EXERCISE AIM:
Repeat exactly the lines from the line with "Convert this chart" to the line with "Chart.register(...registerables);", including both, and leave out any pictures.

--- LISTING ---

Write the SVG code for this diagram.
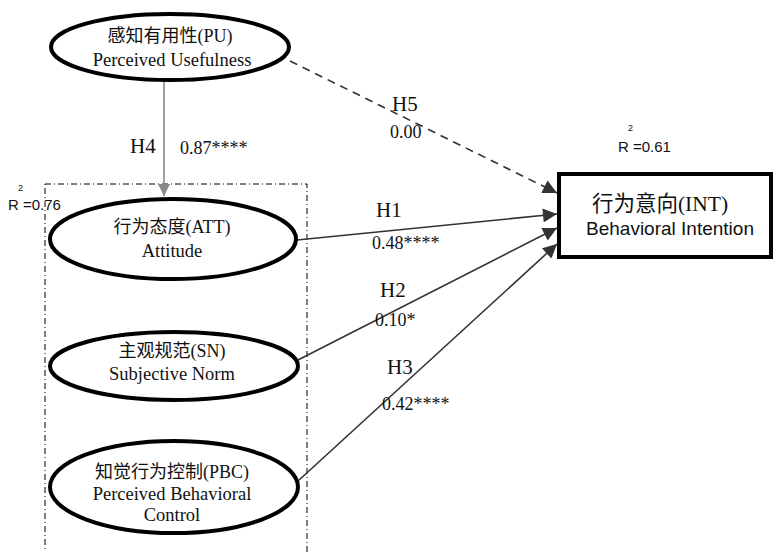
<svg xmlns="http://www.w3.org/2000/svg" width="774" height="552" viewBox="0 0 774 552">
<defs>
<marker id="ahd" viewBox="0 0 10 10" refX="10" refY="5" markerWidth="16" markerHeight="14" markerUnits="userSpaceOnUse" orient="auto">
<path d="M0,0 L10,5 L0,10 z" fill="#333"/>
</marker>
<marker id="ahg" viewBox="0 0 10 10" refX="10" refY="5" markerWidth="12" markerHeight="12" markerUnits="userSpaceOnUse" orient="auto">
<path d="M0,0 L10,5 L0,10 z" fill="#888"/>
</marker>
</defs>
<style>
.ell{fill:#fff;stroke:#000;stroke-width:4}
.t{font-family:'Liberation Serif','Times New Roman','DejaVu Serif','Noto Sans CJK SC',serif;fill:#111;text-anchor:middle}
.cn{font-size:18px}
.en{font-size:18.5px}
.lab{font-family:'Liberation Serif','Times New Roman',serif;font-size:21px;fill:#111}
.num{font-family:'Liberation Serif','Times New Roman',serif;font-size:18px;fill:#111}
.r2{font-family:'Liberation Sans',Arial,sans-serif;font-size:15px;fill:#111}
.sup{font-family:'Liberation Sans',Arial,sans-serif;font-size:9px;fill:#111}
.con{stroke:#333;stroke-width:1.6;fill:none}
</style>
<rect x="45" y="184" width="262" height="380" fill="none" stroke="#000" stroke-width="1" stroke-dasharray="6,3,1,3"/>
<g id="connectors">
<line x1="164" y1="80" x2="164" y2="196" stroke="#888" stroke-width="1.6" marker-end="url(#ahg)"/>
<line x1="290" y1="61" x2="557" y2="193" class="con" stroke-dasharray="8,6" marker-end="url(#ahd)"/>
<line x1="297" y1="240" x2="557" y2="214" class="con" marker-end="url(#ahd)"/>
<line x1="298" y1="360" x2="557" y2="228" class="con" marker-end="url(#ahd)"/>
<line x1="298" y1="481" x2="557" y2="244" class="con" marker-end="url(#ahd)"/>
</g>
<g id="PU">
<ellipse cx="170" cy="47" rx="119" ry="33" class="ell"/>
<text x="170" y="42" class="t cn">感知有用性(PU)</text>
<text x="172" y="66" class="t en">Perceived Usefulness</text>
</g>
<g id="ATT">
<ellipse cx="173" cy="239" rx="123" ry="40" class="ell"/>
<text x="172" y="233" class="t cn">行为态度(ATT)</text>
<text x="172" y="257" class="t en">Attitude</text>
</g>
<g id="SN">
<ellipse cx="174" cy="366" rx="124" ry="34" class="ell"/>
<text x="172" y="357" class="t cn">主观规范(SN)</text>
<text x="172" y="380" class="t en">Subjective Norm</text>
</g>
<g id="PBC">
<ellipse cx="174" cy="487" rx="124" ry="46" class="ell"/>
<text x="172" y="478" class="t cn">知觉行为控制(PBC)</text>
<text x="172" y="500" class="t en">Perceived Behavioral</text>
<text x="172" y="521" class="t en">Control</text>
</g>
<g id="INT">
<rect x="559" y="174" width="212" height="83" fill="#fff" stroke="#000" stroke-width="4"/>
<text x="660" y="211" class="t" style="font-size:21.5px">行为意向(INT)</text>
<text x="670" y="235" class="t" style="font-size:19px;font-family:'Liberation Sans',Arial,sans-serif">Behavioral Intention</text>
</g>
<g id="labels">
<text x="130" y="153" class="lab">H4</text>
<text x="180" y="154" class="num">0.87****</text>
<text x="392" y="111" class="lab">H5</text>
<text x="390" y="138" class="num">0.00</text>
<text x="376" y="217" class="lab">H1</text>
<text x="372" y="249" class="num">0.48****</text>
<text x="380" y="297" class="lab">H2</text>
<text x="375" y="326" class="num">0.10*</text>
<text x="387" y="374" class="lab">H3</text>
<text x="382" y="410" class="num">0.42****</text>
<text x="18" y="191" class="sup">2</text>
<text x="8" y="210" class="r2">R =0.76</text>
<text x="628" y="131" class="sup">2</text>
<text x="618" y="152" class="r2">R =0.61</text>
</g>
</svg>
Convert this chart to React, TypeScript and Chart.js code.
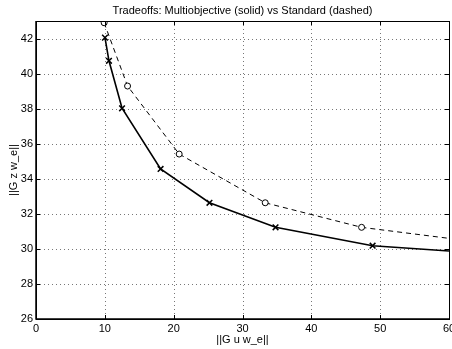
import React, { useEffect, useRef } from "react";
import { Chart, registerables } from "chart.js";

Chart.register(...registerables);

const titleText = "Tradeoffs: Multiobjective (solid) vs Standard (dashed)";
const xLabel = "||G u w_e||";
const yLabel = "||G z w_e||";

const multiX = [10.02, 10.6, 12.5, 18.1, 25.2, 34.8, 48.9, 60];
const multiY = [42.05, 40.73, 38.02, 34.56, 32.63, 31.23, 30.18, 29.88];
const multiMarker = [true, true, true, true, true, true, true, false];

const stdX = [9.9, 13.3, 20.8, 33.3, 47.3, 60];
const stdY = [42.9, 39.29, 35.41, 32.63, 31.23, 30.6];
const stdMarker = [true, true, true, true, true, false];

const xTicks = [0, 10, 20, 30, 40, 50, 60];
const yTicks = [26, 28, 30, 32, 34, 36, 38, 40, 42];

const FONT = "'Liberation Sans', Arial, Helvetica, sans-serif";
const FSIZE = 11;

const framePlugin = {
  id: "frame",
  beforeDatasetsDraw(chart: any) {
    const { ctx, chartArea } = chart;
    const { left, right, top, bottom } = chartArea;
    const xs = chart.scales.x;
    const ys = chart.scales.y;
    ctx.save();
    ctx.strokeStyle = "#777";
    ctx.lineWidth = 1;
    ctx.setLineDash([1, 3]);
    ctx.beginPath();
    xTicks.forEach((v) => {
      if (v === xTicks[0] || v === xTicks[xTicks.length - 1]) return;
      const px = Math.round(xs.getPixelForValue(v)) + 0.5;
      ctx.moveTo(px, top);
      ctx.lineTo(px, bottom);
    });
    yTicks.forEach((v) => {
      if (v === yTicks[0]) return;
      const py = Math.round(ys.getPixelForValue(v)) + 0.5;
      ctx.moveTo(left, py);
      ctx.lineTo(right, py);
    });
    ctx.stroke();
    ctx.restore();
  },
  afterDatasetsDraw(chart: any) {
    const { ctx, chartArea } = chart;
    const { left, right, top, bottom } = chartArea;
    const xs = chart.scales.x;
    const ys = chart.scales.y;
    ctx.save();
    ctx.strokeStyle = "#000";
    ctx.lineWidth = 1;
    ctx.setLineDash([]);
    ctx.beginPath();
    const L = 4;
    xTicks.forEach((v) => {
      const px = Math.round(xs.getPixelForValue(v)) + 0.5;
      ctx.moveTo(px, bottom);
      ctx.lineTo(px, bottom - L);
      ctx.moveTo(px, top);
      ctx.lineTo(px, top + L);
    });
    yTicks.forEach((v) => {
      const py = Math.round(ys.getPixelForValue(v)) + 0.5;
      ctx.moveTo(left, py);
      ctx.lineTo(left + L, py);
      ctx.moveTo(right, py);
      ctx.lineTo(right - L, py);
    });
    ctx.stroke();
    ctx.strokeRect(Math.round(left) + 0.5, Math.round(top) + 0.5, Math.round(right - left), Math.round(bottom - top));
    ctx.lineWidth = 1.5;
    ctx.beginPath();
    ctx.moveTo(left, top);
    ctx.lineTo(left, bottom);
    ctx.lineTo(right, bottom);
    ctx.stroke();

    // x tick labels
    ctx.fillStyle = "#000";
    ctx.font = `${FSIZE}px ${FONT}`;
    ctx.textAlign = "center";
    ctx.textBaseline = "middle";
    xTicks.forEach((v) => {
      ctx.fillText(String(v), xs.getPixelForValue(v), bottom + 9.5);
    });
    // title centred over plot area
    ctx.fillText(titleText, (left + right) / 2, 10.5);
    ctx.restore();
  },
};

export default function App() {
  const ref = useRef<HTMLCanvasElement | null>(null);
  useEffect(() => {
    if (!ref.current) return;
    const chart = new Chart(ref.current, {
      type: "line",
      data: {
        datasets: [
          {
            label: "Multiobjective",
            data: multiX.map((x, i) => ({ x, y: multiY[i] })),
            borderColor: "#000",
            borderWidth: 1.6,
            pointStyle: "crossRot",
            pointRadius: multiMarker.map((m) => (m ? 4 : 0)),
            pointBorderColor: "#000",
            pointBorderWidth: 1.5,
            pointBackgroundColor: "#000",
            fill: false,
            tension: 0,
          },
          {
            label: "Standard",
            data: stdX.map((x, i) => ({ x, y: stdY[i] })),
            borderColor: "#000",
            borderWidth: 1,
            borderDash: [5, 4],
            pointStyle: "circle",
            pointRadius: stdMarker.map((m) => (m ? 3 : 0)),
            pointBorderColor: "#000",
            pointBorderWidth: 1,
            pointBackgroundColor: "#fff",
            fill: false,
            tension: 0,
          },
        ],
      },
      options: {
        animation: false,
        responsive: false,
        maintainAspectRatio: false,
        layout: { autoPadding: false, padding: { right: 3, left: 0, top: 21, bottom: 0 } },
        plugins: {
          legend: { display: false },
          tooltip: { enabled: false },
          title: { display: false },
        },
        scales: {
          x: {
            type: "linear",
            min: 0,
            max: 60,
            afterBuildTicks: (s: any) => {
              s.ticks = xTicks.map((v) => ({ value: v }));
            },
            afterFit: (s: any) => {
              s.height = 30;
            },
            grid: { display: false, drawTicks: false },
            border: { display: false },
            ticks: { display: false },
            title: {
              display: true,
              text: xLabel,
              color: "#000",
              font: { family: FONT, size: FSIZE },
              padding: { top: 0, bottom: 2 },
            },
          },
          y: {
            type: "linear",
            min: 26,
            max: 43,
            afterBuildTicks: (s: any) => {
              s.ticks = yTicks.map((v) => ({ value: v }));
            },
            afterFit: (s: any) => {
              s.width = 36;
            },
            grid: { display: false, drawTicks: false },
            border: { display: false },
            ticks: {
              color: "#000",
              padding: 3,
              font: { family: FONT, size: FSIZE },
            },
            title: {
              display: true,
              text: yLabel,
              color: "#000",
              font: { family: FONT, size: FSIZE },
              padding: { top: 7, bottom: 0 },
            },
          },
        },
      },
      plugins: [framePlugin],
    } as any);
    return () => chart.destroy();
  }, []);
  return (
    <div style={{ position: "fixed", left: 0, top: 0, width: 452, height: 349, background: "#fff" }}>
      <canvas ref={ref} width={452} height={349} style={{ display: "block", width: 452, height: 349 }} />
    </div>
  );
}
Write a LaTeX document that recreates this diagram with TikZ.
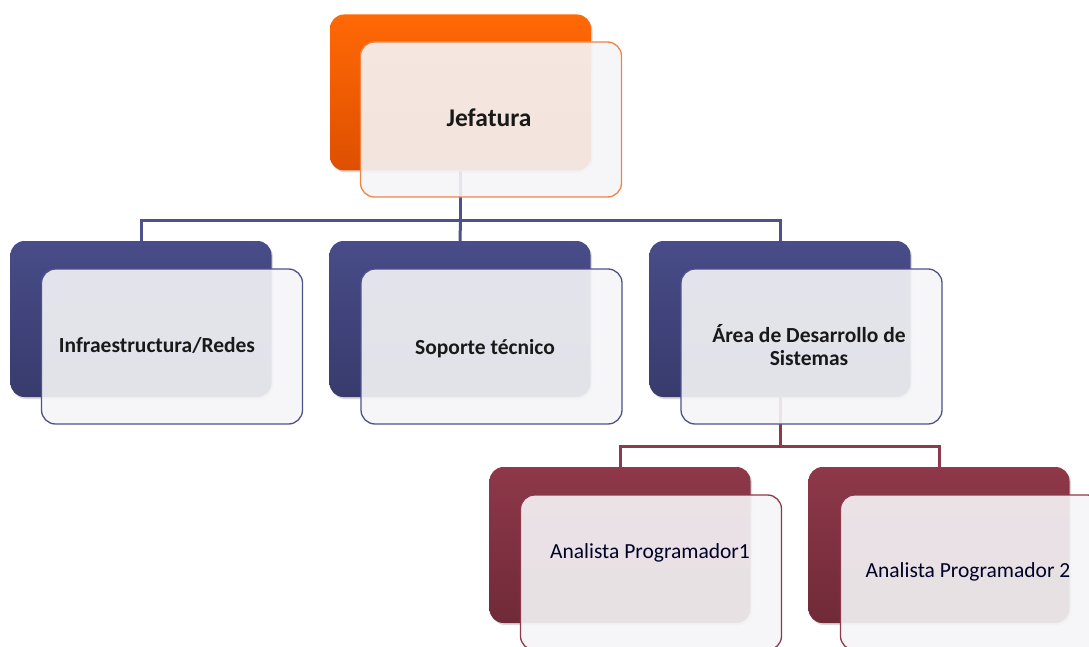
\documentclass[tikz,border=0pt]{standalone}
\usepackage{fontspec}
\setmainfont{Carlito}
\usetikzlibrary{shadows}
\definecolor{orgtop}{RGB}{255,104,6}
\definecolor{orgbot}{RGB}{222,80,0}
\definecolor{orgline}{RGB}{240,132,70}
\definecolor{blutop}{RGB}{72,76,136}
\definecolor{blubot}{RGB}{56,59,108}
\definecolor{bluline}{RGB}{78,82,140}
\definecolor{martop}{RGB}{142,56,74}
\definecolor{marbot}{RGB}{112,42,56}
\definecolor{marline}{RGB}{138,58,76}
\definecolor{cardfill}{RGB}{245,245,247}
\begin{document}
\begin{tikzpicture}[x=1pt,y=-1pt,
  backbox/.style={rounded corners=14pt, minimum width=261pt, minimum height=156pt,
    inner sep=0pt, draw=none,
    drop shadow={opacity=0.3, shadow xshift=1.5pt, shadow yshift=-2pt}},
  orgback/.style={backbox, top color=orgtop, middle color=orgtop, bottom color=orgbot},
  bluback/.style={backbox, top color=blutop, middle color=blutop, bottom color=blubot},
  marback/.style={backbox, top color=martop, middle color=martop, bottom color=marbot},
  card/.style={rounded corners=14pt, minimum width=261pt, minimum height=155pt,
    inner sep=0pt, fill=cardfill, fill opacity=0.9, line width=1.3pt},
  orgcard/.style={card, draw=orgline},
  blucard/.style={card, draw=bluline},
  marcard/.style={card, draw=marline},
  bigtxt/.style={font=\fontsize{25.5}{28}\selectfont\bfseries, text=black!90},
  midtxt/.style={font=\fontsize{21.5}{23.5}\selectfont\bfseries, text=black!90, align=center},
  lowtxt/.style={font=\fontsize{21.5}{23.5}\selectfont, text=black!85!blue},
  bluconn/.style={draw=bluline, line width=3pt},
  marconn/.style={draw=marline, line width=3pt}
]
\useasboundingbox (0,0) rectangle (1089,647);

% back blocks
\node[orgback] (jefb) at (460.5,92.5) {};
\node[bluback] (infb) at (141,319) {};
\node[bluback] (sopb) at (460,319) {};
\node[bluback] (areb) at (780,319) {};
\node[marback] (an1b) at (620,545) {};
\node[marback] (an2b) at (939,545) {};

% connectors
\coordinate (bus1) at (460.5,220);
\coordinate (bus2) at (780,446);
\draw[bluconn] (jefb.south) -- (bus1) -| (infb.north);
\draw[bluconn] (bus1) -| (areb.north);
\draw[bluconn] (bus1) -- (sopb.north);
\draw[marconn] (areb.south) -- (bus2) -| (an1b.north);
\draw[marconn] (bus2) -| (an2b.north);

% front cards
\node[orgcard] (jeff) at (491,119.5) {};
\node[blucard] (inff) at (172,346.5) {};
\node[blucard] (sopf) at (491.5,346.5) {};
\node[blucard] (aref) at (811.5,346.5) {};
\node[marcard] (an1f) at (651,572.5) {};
\node[marcard] (an2f) at (971,572.5) {};

% labels
\node[bigtxt] (jeft) at (489,118) {Jefatura};
\node[midtxt] (inft) at (157,345) {Infraestructura/Redes};
\node[midtxt] (sopt) at (485,349) {Soporte técnico};
\node[midtxt] (aret) at (809,345) {Área de Desarrollo de\\Sistemas};
\node[lowtxt] (an1t) at (650,553) {Analista Programador1};
\node[lowtxt] (an2t) at (968,572) {Analista Programador 2};
\end{tikzpicture}
\end{document}
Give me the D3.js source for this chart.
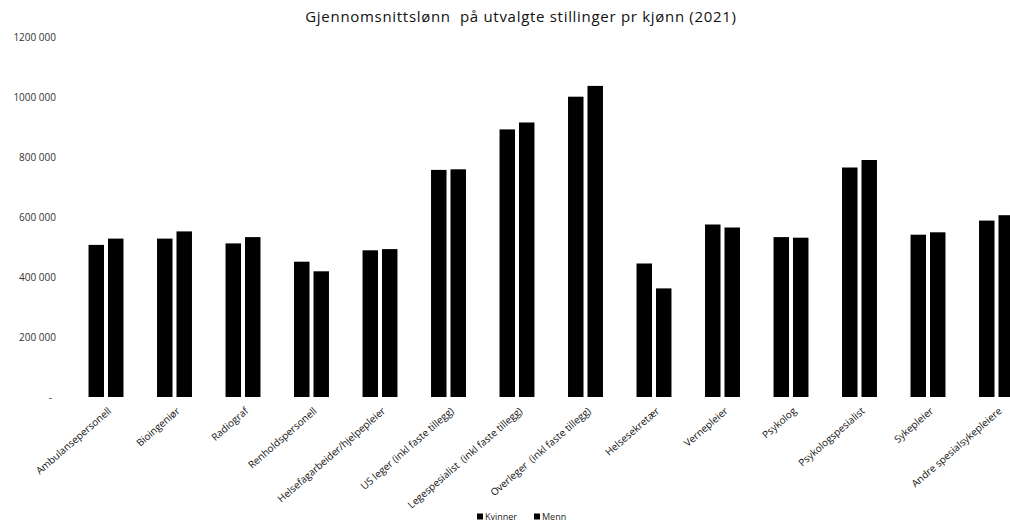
<!DOCTYPE html>
<html>
<head>
<meta charset="utf-8">
<script src="https://cdn.jsdelivr.net/npm/d3@7"></script>
<style>
  html, body { margin: 0; padding: 0; background: #fff; }
  svg { display: block; font-family: "Open Sans", "Liberation Sans", sans-serif; }
  text { white-space: pre; }
</style>
</head>
<body>
<svg id="chart" width="1010" height="522"></svg>
<script>
// Average salary by position and gender, 2021
const categories = [
  "Ambulansepersonell",
  "Bioingeniør",
  "Radiograf",
  "Renholdspersonell",
  "Helsefagarbeider/hjelpepleier",
  "US leger (inkl faste tillegg)",
  "Legespesialist  (inkl faste tillegg)",
  "Overleger  (inkl faste tillegg)",
  "Helsesekretær",
  "Vernepleier",
  "Psykolog",
  "Psykologspesialist",
  "Sykepleier",
  "Andre spesialsykepleiere"
];
const seriesNames = ["Kvinner", "Menn"];
const kvinner = [507000, 528000, 512000, 451000, 489000, 757000, 892000, 1001000, 445000, 575000, 533000, 765000, 541000, 588000];
const menn    = [528000, 552000, 533000, 419000, 493000, 759000, 915000, 1037000, 362000, 565000, 531000, 790000, 549000, 606000];
const yTicks = [0, 200000, 400000, 600000, 800000, 1000000, 1200000];
const yTickLabels = ["-", "200 000", "400 000", "600 000", "800 000", "1000 000", "1200 000"];
const seriesColors = ["#000000", "#000000"];

const svg = d3.select("#chart");

// Plot area (the last group runs slightly past the right edge)
const plot = { left: 71.75, right: 1030.75, top: 37, bottom: 397 };

const x = d3.scaleBand()
  .domain(categories)
  .range([plot.left, plot.right])
  .paddingInner(0.49)
  .paddingOuter(0.245);

const xSub = d3.scaleBand()
  .domain(seriesNames)
  .range([0, x.bandwidth()])
  .paddingInner(0.205);

const y = d3.scaleLinear()
  .domain([0, 1200000])
  .range([plot.bottom, plot.top]);

const color = d3.scaleOrdinal().domain(seriesNames).range(seriesColors);

// Title
svg.append("text")
  .attr("x", 521)
  .attr("y", 22)
  .attr("text-anchor", "middle")
  .attr("font-size", 15)
  .attr("letter-spacing", 0.7)
  .attr("fill", "#111")
  .text("Gjennomsnittslønn  på utvalgte stillinger pr kjønn (2021)");

// Y axis (labels only, no line or ticks)
const yAxis = d3.axisLeft(y)
  .tickValues(yTicks)
  .tickSize(0)
  .tickPadding(0)
  .tickFormat((d, i) => yTickLabels[i]);

const gy = svg.append("g")
  .attr("transform", "translate(56,0)")
  .call(yAxis);
gy.select(".domain").remove();
gy.selectAll("text")
  .attr("font-size", 10)
  .attr("font-family", "\"Open Sans\", sans-serif")
  .attr("fill", "#333");
gy.selectAll("text").filter(d => d === 0).attr("dx", -4);

// Bars
const rows = categories.map((c, i) => ({ category: c, values: [kvinner[i], menn[i]] }));

const groups = svg.append("g")
  .selectAll("g")
  .data(rows)
  .join("g")
  .attr("transform", d => `translate(${x(d.category)},0)`);

groups.selectAll("rect")
  .data(d => d.values.map((v, k) => ({ key: seriesNames[k], value: v })))
  .join("rect")
  .attr("x", d => xSub(d.key))
  .attr("y", d => y(d.value))
  .attr("width", xSub.bandwidth())
  .attr("height", d => y(0) - y(d.value))
  .attr("fill", d => color(d.key));

// X axis category labels, slanted
const xAxis = d3.axisBottom(x).tickSize(0).tickPadding(0);
const gx = svg.append("g")
  .attr("transform", `translate(0,${plot.bottom})`)
  .call(xAxis);
gx.select(".domain").remove();
gx.selectAll("text")
  .attr("font-size", 10)
  .attr("font-family", "\"Open Sans\", sans-serif")
  .attr("fill", "#111")
  .attr("text-anchor", "end")
  .attr("dy", 0)
  .attr("y", 0)
  .attr("transform", "translate(6,15) rotate(-41)");

// Legend
const legend = svg.append("g").attr("transform", "translate(477,517)");
const legendItems = legend.selectAll("g")
  .data(seriesNames)
  .join("g")
  .attr("transform", (d, i) => `translate(${i * 57},0)`);
legendItems.append("rect")
  .attr("x", 0)
  .attr("y", -3.5)
  .attr("width", 6)
  .attr("height", 6)
  .attr("fill", d => color(d));
legendItems.append("text")
  .attr("x", 8)
  .attr("y", 3)
  .attr("font-size", 9)
  .attr("fill", "#222")
  .text(d => d);
</script>
</body>
</html>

---

WORKED SOLUTION:
Convert this chart to React, TypeScript and Chart.js code.
import React, { useEffect, useRef } from "react";
import { Chart, registerables } from "chart.js";

Chart.register(...registerables);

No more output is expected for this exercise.